Viewing Video Though The Blockchain Lens

Blockchains have been touted as the rails-underpinning efforts to decentralize payments,  protect data, and share content.  And when it comes to sharing content, it follows that video may be on that list of items that can be sent, and monetized, from peer to peer.  Viewly director Stefan Furlan tells PYMNTS that the goal is to eliminate the ad-based models of a couple of giants (that means you, YouTube) and bring smaller content creators to the masses, while monetizing their creative efforts.

If decentralization is everything in blockchain, what does that mean beyond just the transaction — for the actual sharing of data, of things of value, of content itself?

One company, Viewly, based in Slovenia, seeks to bring a token and blockchain-based model to the video content realm, leveraging a patronage model to bring together creators and their audience, however niche (and nascent) they might be.

In an e-mailed exchange with PYMNTS, Stefan Furlan, director of Viewly, said that the company’s goal is “to disrupt the traditional ad-based model that currently exists for social video viewing. YouTube and Vimeo have a virtual monopoly, with a combined market share of more than 90 percent.”

And against that backdrop, he said, only large content providers have the scale to monetize their work — and even then, he told PYMNTS, they are forced to give up 45 percent of revenue generated from that content.

“Creators are also at the mercy of the latest whim from YouTube,” he said, citing as an example a recent change from the video giant requiring creators to have at least 1,000 subscribers and 4,000 hours of viewing time over the last 12 months to apply for monetization.

Furlan also stated that the monetization model is flawed. “The typical ad model provides at best a hundred to a few hundred dollars a month for the average creator with an average-size audience and pennies on the dollar for the ones that are truly small and niche.”

But, he said, “what if sub $1 payments were possible, but leveraged at scale?” In other words, payment models untethered to the aforementioned duopoly and traditional card payments (with processing and other fees levied), said Furlan, could be built as hundreds of thousands or even millions of people could employ a pay-what-you-want model.

“As long as creators have a loyal audience – even an audience as small as perhaps 300 people,” said Furlan, “they’ll have the opportunity to monetize their efforts in a number of ways. A typical profile would be a musician, filmmaker, online educator, a travel or cooking vlogger or a gamer/streamer.”

The company envisions creators using a freemium model, he said — and to access premium content, users will use VIEW tokens, along with micro-payments, fan patronage, sponsored endorsements and commerce.

The model is a flexible one, said Furlan. “Though there has to be a direct payment at some point, creators don’t necessarily have to get it from their viewers. They could be sponsored, or revenue sharing via another business that then pays them in VIEW tokens. Cryptocurrencies are essentially programmable money via smart contracts so any business model that creators can come up with could, in theory, be programmed into the tokens and then executed on the blockchain without requiring human staff to do so.”

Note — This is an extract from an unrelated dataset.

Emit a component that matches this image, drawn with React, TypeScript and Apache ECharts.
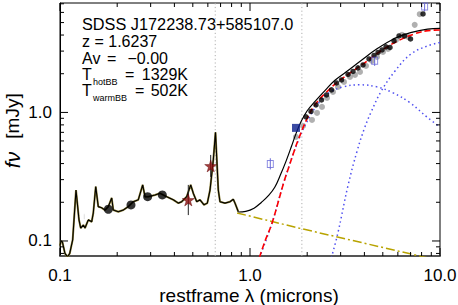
import React, { useEffect, useRef } from 'react';
import * as echarts from 'echarts';

const FONT = '"Liberation Sans", Arial, Helvetica, sans-serif';
const X_MIN = 0.1;
const X_MAX = 10;
const Y_MIN = 0.0764;
const Y_MAX = 7.1;

const X_MAJOR = [0.1, 1, 10];
const X_LABELS = ['0.1', '1.0', '10.0'];
const X_MINOR = [0.2, 0.3, 0.4, 0.5, 0.6, 0.7, 0.8, 0.9, 2, 3, 4, 5, 6, 7, 8, 9];
const Y_MAJOR = [0.1, 1];
const Y_LABELS = ['0.1', '1.0'];
const Y_MINOR = [0.08, 0.09, 0.2, 0.3, 0.4, 0.5, 0.6, 0.7, 0.8, 0.9, 2, 3, 4, 5, 6, 7];

// restframe spectrum (lambda [micron], f_nu [mJy])
const SPECTRUM = [
  [0.1, 0.092], [0.1012, 0.1], [0.103, 0.098], [0.1062, 0.08], [0.1095, 0.0752], [0.1125, 0.08],
  [0.1166, 0.102], [0.1214, 0.249], [0.1259, 0.146], [0.1285, 0.126], [0.1326, 0.133], [0.1354, 0.126],
  [0.1409, 0.146], [0.1468, 0.141], [0.1497, 0.165], [0.1542, 0.265], [0.159, 0.185], [0.1658, 0.181],
  [0.1725, 0.174], [0.1796, 0.185], [0.1871, 0.216], [0.1908, 0.174], [0.2027, 0.169], [0.2154, 0.174],
  [0.2288, 0.185], [0.243, 0.202], [0.2582, 0.209], [0.2724, 0.273], [0.2801, 0.221], [0.2915, 0.221],
  [0.3162, 0.228], [0.336, 0.235], [0.3643, 0.221], [0.3948, 0.209], [0.4195, 0.197], [0.4369, 0.202],
  [0.4643, 0.221], [0.4874, 0.273], [0.503, 0.235], [0.5243, 0.202], [0.5456, 0.209], [0.5728, 0.191],
  [0.5962, 0.197], [0.616, 0.249], [0.641, 0.427], [0.6583, 0.7], [0.681, 0.249], [0.6951, 0.202],
  [0.7385, 0.197], [0.7846, 0.202], [0.8168, 0.211], [0.8338, 0.197], [0.8678, 0.169],
];

// total model (black solid)
const MODEL = [
  [0.8678, 0.168], [0.95, 0.17], [1.05, 0.18], [1.15, 0.2], [1.25, 0.225], [1.35, 0.262], [1.45, 0.33],
  [1.55, 0.42], [1.65, 0.54], [1.75, 0.69], [1.85, 0.84], [2.0, 1.03], [2.2, 1.22], [2.5, 1.5],
  [2.8, 1.78], [3.2, 2.06], [3.8, 2.5], [4.7, 3.15], [5.8, 3.78], [7.0, 4.18], [8.6, 4.45], [10, 4.5],
];

// accretion disk power law (olive dash-dot)
const POWER_LAW = [[0.855, 0.165], [1.85, 0.125], [10, 0.0702]];

// sum of blackbodies (red dashed)
const BB_SUM = [
  [1.12, 0.074], [1.2, 0.1], [1.3, 0.135], [1.4, 0.195], [1.5, 0.28], [1.6, 0.375], [1.7, 0.49],
  [1.8, 0.62], [2.0, 0.9], [2.2, 1.15], [2.5, 1.42], [2.9, 1.73], [3.4, 2.05], [3.9, 2.36],
  [4.9, 3.02], [6.0, 3.6], [7.4, 4.1], [8.65, 4.33], [10, 4.38],
];

// hot blackbody (blue dotted)
const BB_HOT = [
  [1.12, 0.074], [1.3, 0.135], [1.5, 0.28], [1.8, 0.61], [2.1, 0.97], [2.4, 1.28], [2.64, 1.44],
  [3.09, 1.58], [3.79, 1.64], [4.66, 1.58], [5.66, 1.42], [6.95, 1.19], [8.54, 0.92], [10, 0.77],
];

// warm blackbody (blue dotted)
const BB_WARM = [
  [2.68, 0.074], [2.9, 0.115], [3.28, 0.27], [3.66, 0.5], [4.0, 0.75], [4.33, 1.0], [4.89, 1.45],
  [5.8, 2.1], [7.04, 2.85], [8.65, 3.3], [10, 3.5],
];

const LINE_MARKERS = [0.6563, 1.875];

const PHOT_UV = [[0.1796, 0.1765], [0.2364, 0.1906], [0.2893, 0.2212], [0.3455, 0.228]];
const PHOT_OPEN = [[0.1342, 0.1545]];
const PHOT_OPEN_ERR = [[0.1342, 0.146, 0.163]];
const STARS = [[0.4735, 0.2085], [0.6211, 0.3835]];
const STAR_ERR = [[0.4735, 0.159, 0.273], [0.6211, 0.315, 0.467]];
const NAVY_SQ = [[1.746, 0.758]];
const OPEN_SQ = [[1.279, 0.397], [4.53, 2.52], [8.3, 6.66]];
const OPEN_SQ_ERR = [[1.279, 0.36, 0.44], [4.53, 2.3, 2.75], [8.3, 6.1, 7.3]];

const IRS_BLACK = [
  [1.971, 0.923], [2.094, 1.018], [2.225, 1.144], [2.378, 1.251], [2.527, 1.368], [2.685, 1.497],
  [2.853, 1.696], [3.031, 1.79], [3.28, 1.975], [3.484, 2.085], [3.7, 2.22], [3.933, 2.342],
  [4.23, 2.608], [4.494, 2.777], [4.718, 2.93], [4.952, 3.064], [5.197, 3.234], [5.456, 3.205],
  [5.727, 3.601], [6.085, 3.938], [6.505, 3.938], [6.995, 3.73], [8.14, 5.84],
];
const IRS_GRAY = [
  [1.746, 0.645], [1.901, 0.785], [2.12, 0.874], [2.253, 0.991], [2.393, 1.104], [2.543, 1.297],
  [2.734, 1.444], [2.905, 1.579], [3.124, 1.727], [3.36, 1.889], [3.569, 1.958], [3.793, 2.066],
  [4.078, 2.3], [4.386, 2.517], [4.66, 2.703], [5.012, 2.957], [5.325, 3.12], [5.867, 3.666],
  [6.31, 4.01], [6.786, 3.87], [7.36, 4.8], [7.82, 5.81],
];
const GRAY_OPEN = [[8.97, 6.62]];

const STAR_PATH = 'path://M50,0 L61,35 L98,35 L68,57 L79,91 L50,70 L21,91 L32,57 L2,35 L39,35 Z';

function errRender(color: string) {
  return (params: any, api: any) => {
    const a = api.coord([api.value(0), api.value(1)]);
    const b = api.coord([api.value(0), api.value(2)]);
    return {
      type: 'line',
      shape: { x1: a[0], y1: a[1], x2: b[0], y2: b[1] },
      style: { stroke: color, lineWidth: 1 },
    };
  };
}

function txt(x: number, y: number, text: string, size: number, extra: any = {}) {
  return {
    type: 'text', x, y,
    style: { text, font: `${size}px ${FONT}`, fill: '#000', verticalAlign: 'middle', lineHeight: Math.round(size * 0.75), ...extra },
  };
}

export default function App() {
  const ref = useRef<HTMLDivElement>(null);
  useEffect(() => {
    if (!ref.current) return;
    const chart = echarts.init(ref.current, undefined, { renderer: 'svg' });

    const tickData: number[][] = [];
    X_MAJOR.forEach((v) => tickData.push([v, Y_MIN, 0, 1]));
    X_MINOR.forEach((v) => tickData.push([v, Y_MIN, 0, 0]));
    Y_MAJOR.forEach((v) => tickData.push([X_MIN, v, 1, 1]));
    Y_MINOR.forEach((v) => tickData.push([X_MIN, v, 1, 0]));

    const labelData: number[][] = [];
    X_MAJOR.forEach((v, i) => labelData.push([v, Y_MIN, 0, i]));
    Y_MAJOR.forEach((v, i) => labelData.push([X_MIN, v, 1, i]));

    const lineSeries = (data: number[][], color: string, width: number, type: any, z = 2, smooth: any = false) => ({
      type: 'line',
      data,
      showSymbol: false,
      symbol: 'none',
      smooth,
      z,
      lineStyle: { color, width, type },
      silent: true,
    });

    const option: any = {
      animation: false,
      grid: { left: 60, right: 18, top: 3, bottom: 49, show: true, borderColor: '#000', borderWidth: 1 },
      xAxis: {
        type: 'log', logBase: 10, min: X_MIN, max: X_MAX,
        axisLine: { show: true, lineStyle: { color: '#555', width: 2 } },
        axisTick: { show: false }, axisLabel: { show: false }, splitLine: { show: false },
      },
      yAxis: {
        type: 'log', logBase: 10, min: Y_MIN, max: Y_MAX,
        axisLine: { show: true, lineStyle: { color: '#000', width: 1 } },
        axisTick: { show: false }, axisLabel: { show: false }, splitLine: { show: false },
      },
      series: [
        ...LINE_MARKERS.map((v) => lineSeries([[v, Y_MIN], [v, Y_MAX]], '#b0b0b0', 1, [1.2, 2.5], 1)),
        {
          type: 'scatter', data: IRS_GRAY, symbol: 'circle', symbolSize: 6, z: 2,
          itemStyle: { color: '#9c9c9c' }, silent: true,
        },
        lineSeries(BB_HOT, '#4f4ff0', 1.5, [1.5, 3], 3, 0.4),
        lineSeries(BB_WARM, '#4f4ff0', 1.5, [1.5, 3], 3, 0.4),
        lineSeries(POWER_LAW, '#b8a300', 1.5, [9, 3, 2, 3], 3),
        lineSeries(BB_SUM, '#ff0000', 1.6, [6, 3], 4, 0.4),
        lineSeries(SPECTRUM, '#8f8236', 2, 'solid', 4),
        lineSeries(SPECTRUM, '#000000', 1.1, 'solid', 5),
        lineSeries(MODEL, '#000000', 1.2, 'solid', 5, 0.4),
        {
          type: 'custom', data: STAR_ERR, encode: { x: 0, y: [1, 2] }, renderItem: errRender('#222'), z: 6, clip: false, silent: true,
        },
        {
          type: 'custom', data: OPEN_SQ_ERR, encode: { x: 0, y: [1, 2] }, renderItem: errRender('#6a6ad8'), z: 6, clip: true, silent: true,
        },
        {
          type: 'custom', data: PHOT_OPEN_ERR, encode: { x: 0, y: [1, 2] }, renderItem: errRender('#555'), z: 6, clip: false, silent: true,
        },
        {
          type: 'scatter', data: IRS_BLACK, symbol: 'circle', symbolSize: 5.5, z: 7,
          itemStyle: { color: '#000' }, silent: true,
        },
        {
          type: 'scatter', data: PHOT_UV, symbol: 'circle', symbolSize: 9, z: 7,
          itemStyle: { color: '#000' }, silent: true,
        },
        {
          type: 'scatter', data: PHOT_OPEN, symbol: 'emptyCircle', symbolSize: 7, z: 7,
          itemStyle: { color: '#fff', borderColor: '#555', borderWidth: 0.8 }, silent: true,
        },
        {
          type: 'scatter', data: GRAY_OPEN, symbol: 'emptyCircle', symbolSize: 5, z: 7,
          itemStyle: { color: '#fff', borderColor: '#888', borderWidth: 1 }, silent: true,
        },
        {
          type: 'scatter', data: STARS, symbol: STAR_PATH, symbolSize: 12, z: 8,
          itemStyle: { color: '#8b0c0c', borderColor: '#5a0000', borderWidth: 0.5 }, silent: true,
        },
        {
          type: 'scatter', data: NAVY_SQ, symbol: 'rect', symbolSize: 8, z: 8,
          itemStyle: { color: '#0a1e8c' }, silent: true,
        },
        {
          type: 'scatter', data: OPEN_SQ, symbol: 'rect', symbolSize: [6, 7], z: 8,
          itemStyle: { color: 'rgba(255,255,255,0)', borderColor: '#6a6ad8', borderWidth: 1 }, silent: true,
        },
        {
          type: 'custom', data: tickData, z: 10, clip: false, silent: true,
          encode: { x: 0, y: 1 },
          renderItem: (params: any, api: any) => {
            const kind = api.value(2);
            const len = api.value(3) ? 8 : 4;
            const st = { stroke: '#000', lineWidth: 1 };
            if (kind === 0) {
              const v = api.value(0);
              const b = api.coord([v, Y_MIN]);
              const t = api.coord([v, Y_MAX]);
              return {
                type: 'group', children: [
                  { type: 'line', shape: { x1: b[0], y1: b[1], x2: b[0], y2: b[1] - len }, style: st },
                  { type: 'line', shape: { x1: t[0], y1: t[1], x2: t[0], y2: t[1] + len }, style: st },
                ],
              };
            }
            const v = api.value(1);
            const l = api.coord([X_MIN, v]);
            const r = api.coord([X_MAX, v]);
            return {
              type: 'group', children: [
                { type: 'line', shape: { x1: l[0], y1: l[1], x2: l[0] + len, y2: l[1] }, style: st },
                { type: 'line', shape: { x1: r[0], y1: r[1], x2: r[0] - len, y2: r[1] }, style: st },
              ],
            };
          },
        },
        {
          type: 'custom', data: labelData, z: 10, clip: false, silent: true,
          encode: { x: 0, y: 1 },
          renderItem: (params: any, api: any) => {
            const kind = api.value(2);
            const i = api.value(3);
            const p = api.coord([api.value(0), api.value(1)]);
            if (kind === 0) {
              return {
                type: 'text', x: p[0], y: p[1] + 19,
                style: { text: X_LABELS[i], font: `17px ${FONT}`, fill: '#000', align: 'center', verticalAlign: 'middle' },
              };
            }
            return {
              type: 'text', x: p[0] - 8, y: p[1],
              style: { text: Y_LABELS[i], font: `17px ${FONT}`, fill: '#000', align: 'right', verticalAlign: 'middle' },
            };
          },
        },
      ],
      graphic: [
        txt(82, 23.5, 'SDSS J172238.73+585107.0', 16.3),
        txt(82, 41, 'z = 1.6237', 16),
        txt(82, 58.5, 'Av', 16),
        txt(107, 58.5, '=', 16),
        txt(168, 58.5, '\u22120.00', 16, { align: 'right' }),
        txt(82, 74.5, 'T', 16),
        txt(93, 82, 'hotBB', 9, { lineHeight: 7 }),
        txt(125, 74.5, '=', 16),
        txt(188, 74.5, '1329K', 16, { align: 'right', lineHeight: 11 }),
        txt(82, 90.5, 'T', 16, { lineHeight: 11 }),
        txt(93, 97.5, 'warmBB', 9, { lineHeight: 7 }),
        txt(135, 90.5, '=', 16, { lineHeight: 11 }),
        txt(188, 90.5, '502K', 16, { align: 'right', lineHeight: 11 }),
        txt(249, 295, 'restframe \u03bb (microns)', 19, { align: 'center' }),
        { type: 'text', x: 12, y: 116, rotation: Math.PI / 2, style: { text: '[mJy]', font: `19px ${FONT}`, fill: '#000', align: 'center', verticalAlign: 'middle' } },
        { type: 'text', x: 12, y: 160, rotation: Math.PI / 2, style: { text: 'f\u03bd', font: `italic 21px ${FONT}`, fill: '#000', align: 'center', verticalAlign: 'middle' } },
      ],
    };
    chart.setOption(option);
    return () => chart.dispose();
  }, []);
  return <div ref={ref} style={{ width: 458, height: 305, position: 'absolute', left: 0, top: 0 }} />;
}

As for hosting, he told PYMNTS, Viewly notes that host and stream videos can be used by the firm’s customers — and those customers can in turn be rewarded with VIEW tokens. “Smaller businesses, like restaurants, could find local hosts to keep their costs down, rather than having to pay for redundant hosting as if they were a global business,” he said.

Following an ICO that will begin at the end of this month, said Furlan, the company anticipates releasing a demo platform in the coming weeks. Eventually users will be able to recommend creators into Viewly from platforms such as YouTube and introduce them that way. He said Viewly is reaching out to creators and the company is building an initial roster of talent and original content, with an eye on rolling out a content delivery network by the end of the year.

“This could easily up-end the status quo and create a new standard for the means for creators to build a livable income,” said Furlan of the ad-free and decentralized video content platform.

Rally Here, Rally There…Rally, Really?

Rallying prices in cryptos? Who’da thunk it?

After headlines (and yes, even we) breathlessly tracked the swoons that ballooned in bitcoin and its peer digital currencies, a rebound seemed in the offing.  Bitcoin on Thursday was changing hands at $10,200 as of this writing, which means that the $6,000 seen last week seems long ago and far away.

What spurred the gains? When it comes to cryptos, the threat of regulatory action comes, the threat of regulatory action goes.  Here, then, the headline is that South Korea may be backing off what many observers had considered to be a hardline crackdown on cryptos and now is rumored to be mulling a licensing system that would but in place financial reporting regulations and minimum capital requirements.

Separately, the messaging app known as Telegram is in the midst of planning a 2018 ICO that would bring in as much as $2 billion, ostensibly to create a blockchain-underpinned system that would create a “Visa/Mastercard alternative for the new decentralized economy,” as noted by CNBC.com.  Critics at the financial publication smell a scam, and say the endeavor is incompatible with Telegram’s technology.